Web apps do this because they don't want to look like a web browser, and
having back/forward/refresh buttons looks like a web browser (and takes up
space that could show content instead). Web pages, though, display in a
browser.

------
oftenwrong
If this was a browser extension (and of course it can be used as one), I think
it would be much more sensible. As it stands, I think most users would be
confused and surprised by it. If someone can make a popular site with it,
maybe it will become a commonly-understood and expected feature.

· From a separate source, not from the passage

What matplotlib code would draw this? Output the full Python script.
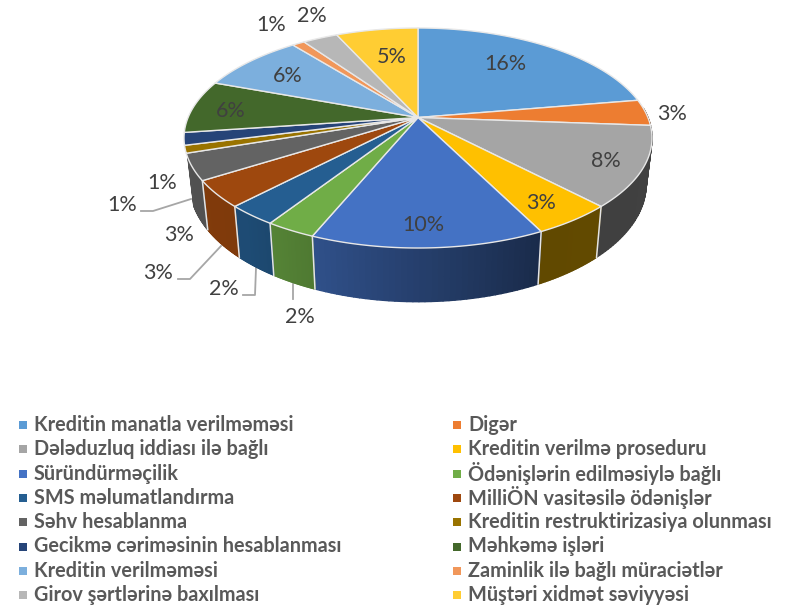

Speaking more personally, this is why I use NoScript. I do not like dealing
with this kind of odd, site-specific functionality. My browsers have refresh
already.

------
PavlovsCat
_We love that neat little "pull to refresh" feature on our devices_

We do? I might prefer lots of little buttons and scroll wheels, DSLR style :P

------
taintlove
This would work only on mobile-only web sites. I for one would be incredibly
irritated if I were to, say, write a longass comment and then accidentally
swipe up on my trackpad and lose 20 minutes of work. I've done it before in
other stupid ways, it's very frustrating, and i just end up being too fed up
to type up my thoughts again

------
aboutaaron
This could interesting from development, but LiveReload exist, so I'm curious
what the market is. As others have said, if you could scroll to the top
without firing the reload immediately (and it worked on mobile) this could be
a neat tool.

------
shanselman
Clever, but doesn't behave like it does on a phone. I have a touch enabled
laptop running Chrome. I visit the page. Try to Pull to Refresh. It doesn't
work. It seems to be setup to watch for scrolling rather than actual Pulling
to Refresh.

------
skakri
Unfortunately this plugin makes Home/Page up buttons unusable.

------
joonix
Why not make it an actual "pull down" with the mouse rather than simply
scrolling down? This is not the same as the mobile implementation.

------
twiceaday
You should be able to pull-to-refresh when at the top of the page.

------
sharkweek
I'd love something like this for HN / Reddit / etc -- great work!

------
MatthewPhillips
Is this not open source?

------
emehrkay
Scroll to the top to refresh